One-quarter of Americans say they have followed news of the case either very closely (7%) or somewhat closely (18%), but that is well below the 61% average level of attention Americans have paid to the more than 200 news stories Gallup has measured since 1991. An additional 20% of Americans say they are following it "not too closely" while 54% say "not at all." This makes the Gosnell case one of the least followed news stories Gallup has measured.
Republicans, as well as Americans describing themselves as "pro-life" on abortion, are somewhat more likely to report having followed the case closely than are Democrats, independents, and "pro-choice" Americans.
It is not clear from the data whether Americans' relatively low attention to the Gosnell case reflects a lack of interest in it, or a lack of coverage by the mainstream media. However, nearly half of those following the case, 46%, say the media have not devoted enough coverage to it. That compares with 20% saying the media have devoted too much coverage and 27% saying the right amount.
The strong tilt toward saying there has not been enough coverage as opposed to too much coverage partly reflects the heavy representation of pro-life respondents among those who were asked the question.
Americans Still Divide About Equally Into "Pro-Life" and "Pro-Choice" Camps
The Gallup survey also includes an update of Americans' self-identification as either "pro-choice" or "pro-life." The public is about evenly divided, with 48% calling themselves pro-life and 45% pro-choice.
Except for one poll a year ago when the pro-life view was significantly higher, Americans have been closely split on this question continuously since mid-2009. This contrasts with much of 1995-2001 and 2006-2008, when the pro-choice position was more dominant.
Abortion remains an issue that closely divides Americans in their basic outlook as either "pro-choice" or "pro-life" and engenders fairly similar proportions of Americans taking the more absolutist positions on either side of the legality question. However, the majority of Americans fall in the broad middle, saying abortion should be legal, but only under certain circumstances. Gallup's extensive measurement of abortion attitudes over the years documents the nuances of public opinion on the issue.
One of the clearest messages from Gallup trends is that Americans oppose late-term abortion. As a result, the publicity surrounding Congress' attempt in 1997 to ban a particular late-term abortion procedure known as partial-birth abortion likely caused more Americans to identify as pro-life. However, despite the news that Gosnell may have murdered newborns in the course of performing late-term abortions, public attitudes on abortion are essentially unchanged. Whether views would shift if more Americans become familiar with the case isn't clear, but will be evident if the eventual verdict sparks a major expansion of news coverage.
Results for this Gallup poll are based on telephone interviews conducted May 2-7, 2013, with a random sample of 1,535 adults, aged 18 and older, living in all 50 U.S. states and the District of Columbia.

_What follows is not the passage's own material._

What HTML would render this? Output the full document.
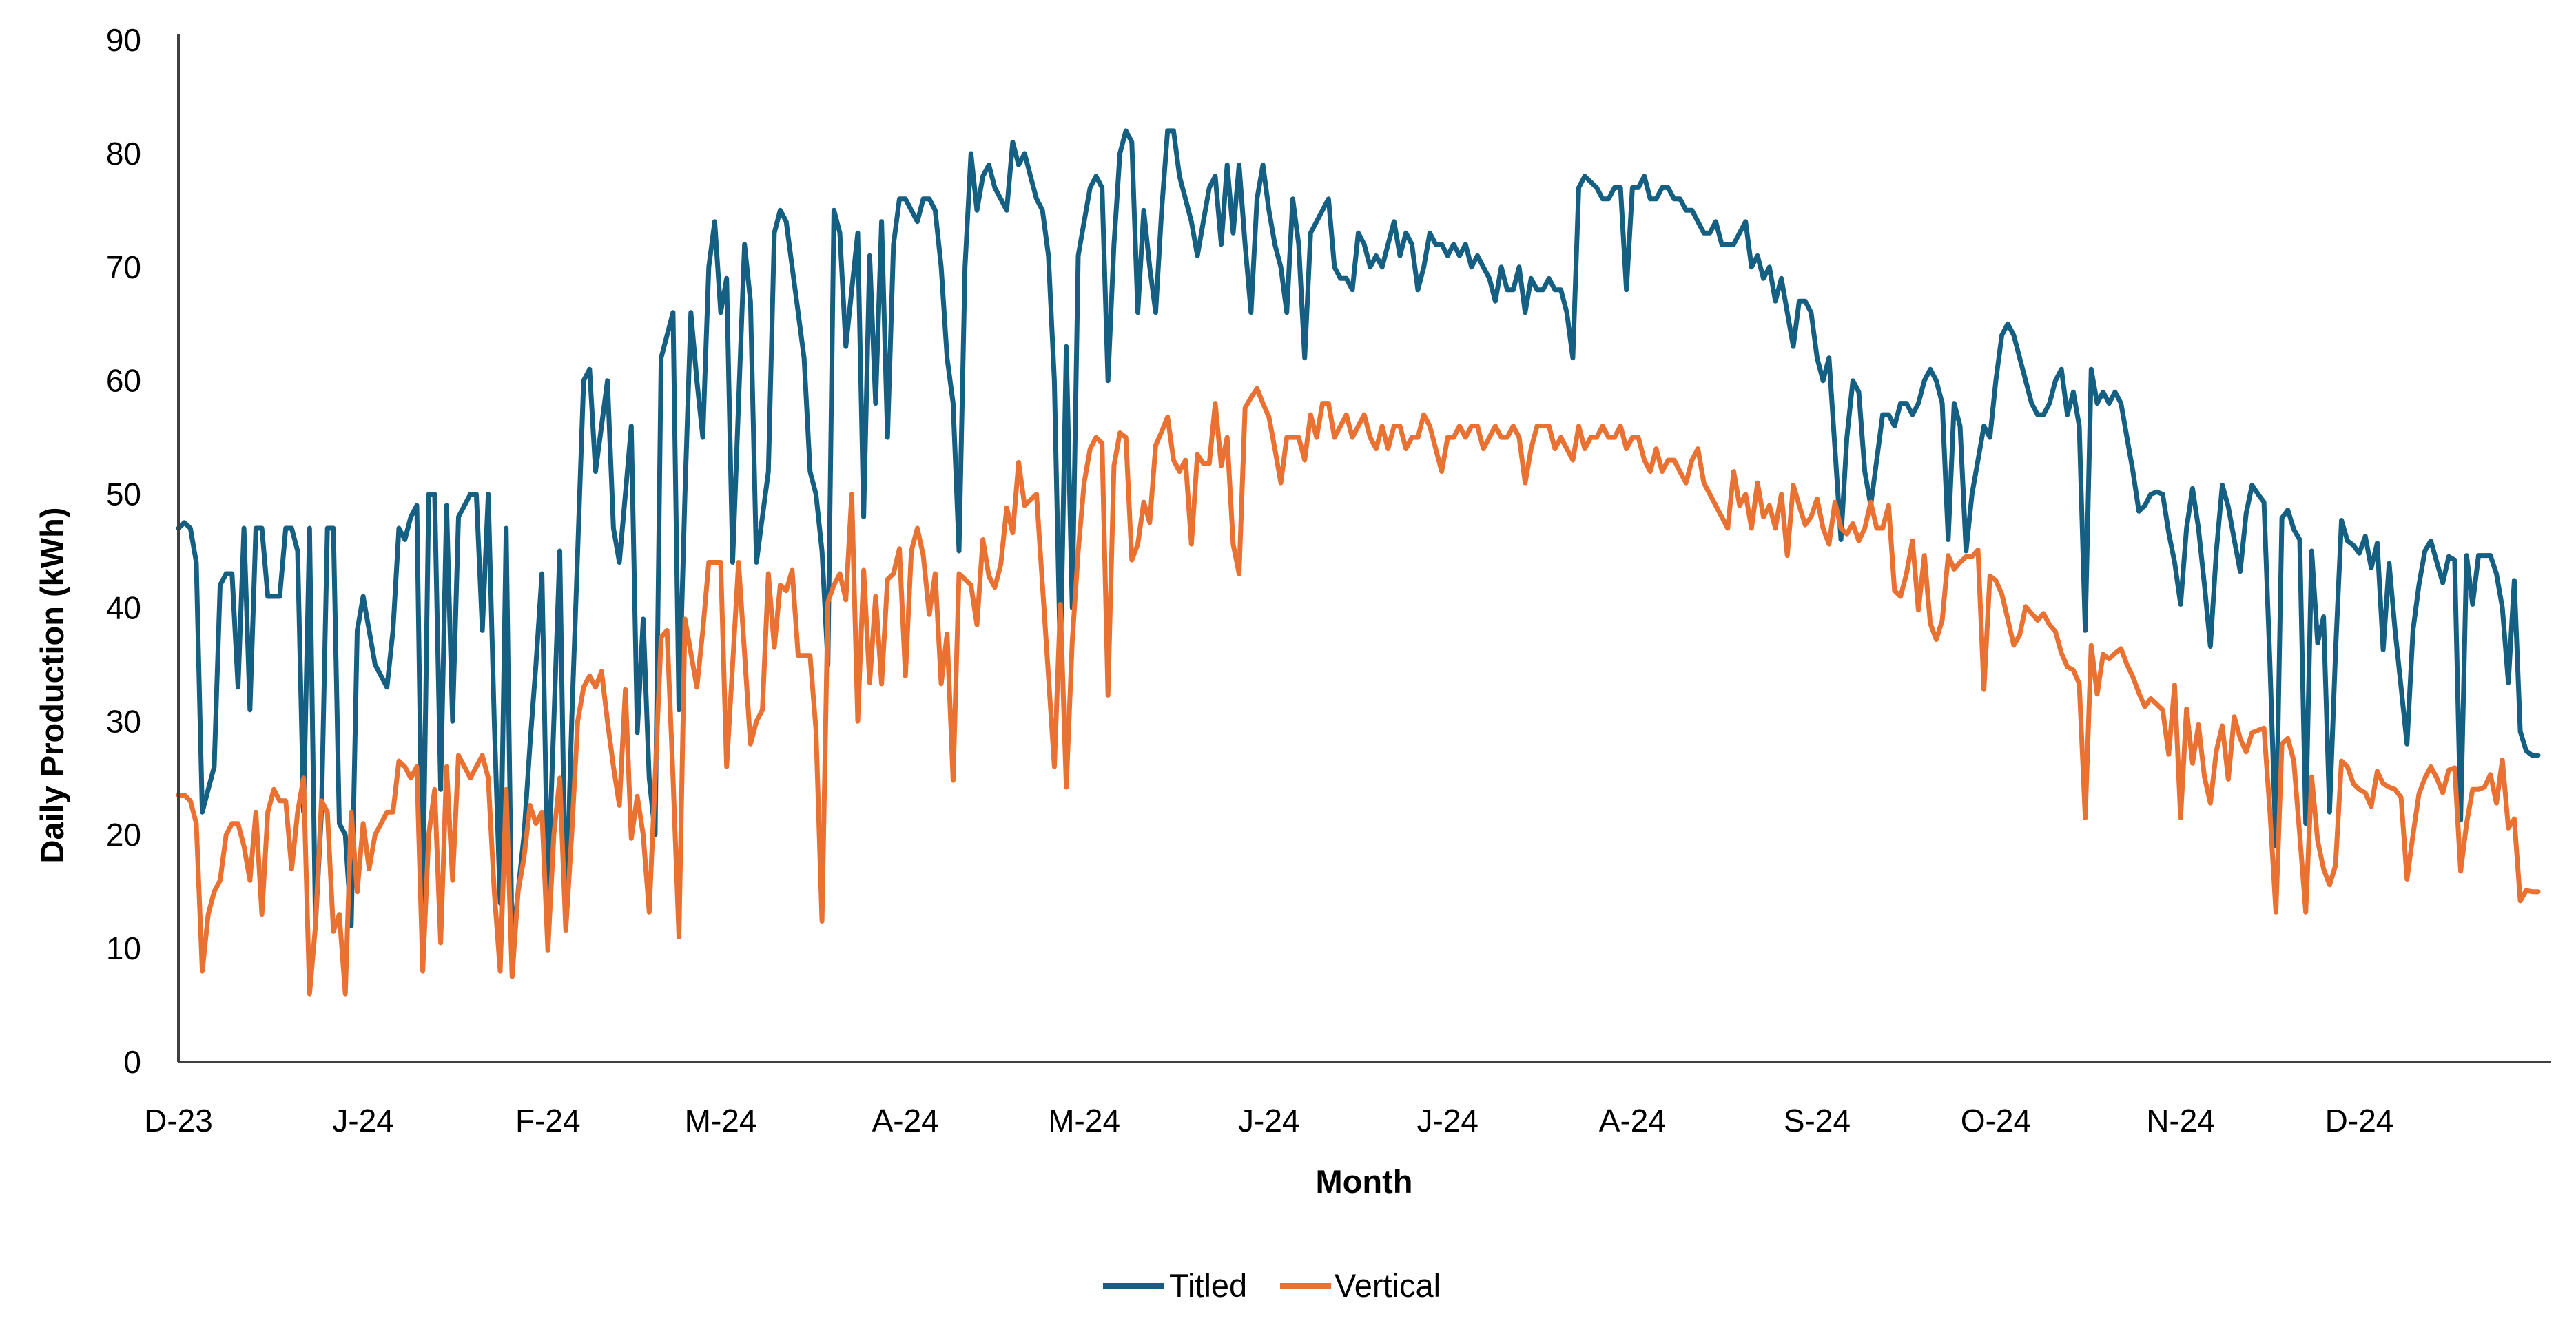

For results based on the total sample of national adults, one can say with 95% confidence that the maximum margin of sampling error is ±4 percentage points.
For results based on the total sample of 784 adults who are following the Gosnell case, one can say with 95% confidence that the maximum margin of sampling error is ±4 percentage points.
Interviews are conducted with respondents on landline telephones and cellular phones, with interviews conducted in Spanish for respondents who are primarily Spanish-speaking. Each sample of national adults includes a minimum quota of 50% cellphone respondents and 50% landline respondents, with additional minimum quotas by region. Landline telephone numbers are chosen at random among listed telephone numbers. Cellphone numbers are selected using random digit dial methods. Landline respondents are chosen at random within each household on the basis of which member had the most recent birthday.
Samples are weighted to correct for unequal selection probability, nonresponse, and double coverage of landline and cell users in the two sampling frames. They are also weighted to match the national demographics of gender, age, race, Hispanic ethnicity, education, region, population density, and phone status (cellphone only/landline only/both, cellphone mostly, and having an unlisted landline number). Demographic weighting targets are based on the March 2012 Current Population Survey figures for the aged 18 and older U.S. population. Phone status targets are based on the July-December 2011 National Health Interview Survey. Population density targets are based on the 2010 census. All reported margins of sampling error include the computed design effects for weighting.
In addition to sampling error, question wording and practical difficulties in conducting surveys can introduce error or bias into the findings of public opinion polls.